Dunkin’ Brands said it intends to apply to have its shares listed on the Nasdaq Global Select Market under the symbol “DNKN.”

The company was acquired by three private equity firms — Bain Capital L.L.C., Carlyle Group and Thomas H. Lee Partners LP — in 2006 for $2.43 billion, and the three firms currently own more than 5% of the company’s stock.

Dunkin’ Brands, a quick-service restaurant business based in Canton, Mass., has more than 16,000 Dunkin’ Donuts and Baskin-Robbins locations in 57 countries worldwide.

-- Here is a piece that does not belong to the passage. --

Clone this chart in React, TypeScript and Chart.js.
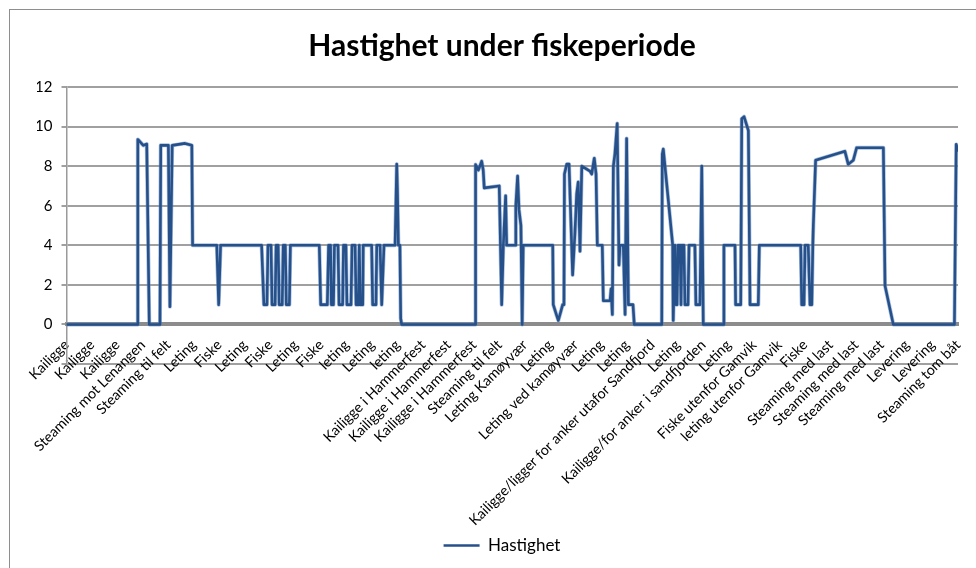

The Dunkin’ Donuts chain, a leading retailer of coffee-by-the-cup, has 9,805 points of distribution, of which 6,799 were in the United States and 3,006 were international. Baskin-Robbins creates and markets its ice cream, frozen desserts and beverages in 6,482 points of distribution, of which 3,959 are international and 2,523 are in the United States.

In the year ended Dec. 25, 2010, Dunkin’ Brands posted net income of $26,861,000 on revenues of $577,135,000. This compared with income and revenues of $35,008,000 and $538,073,000, respectively, in fiscal 2009. Dunkin’ Brands sustained a loss of $269,898,000 in fiscal 2008.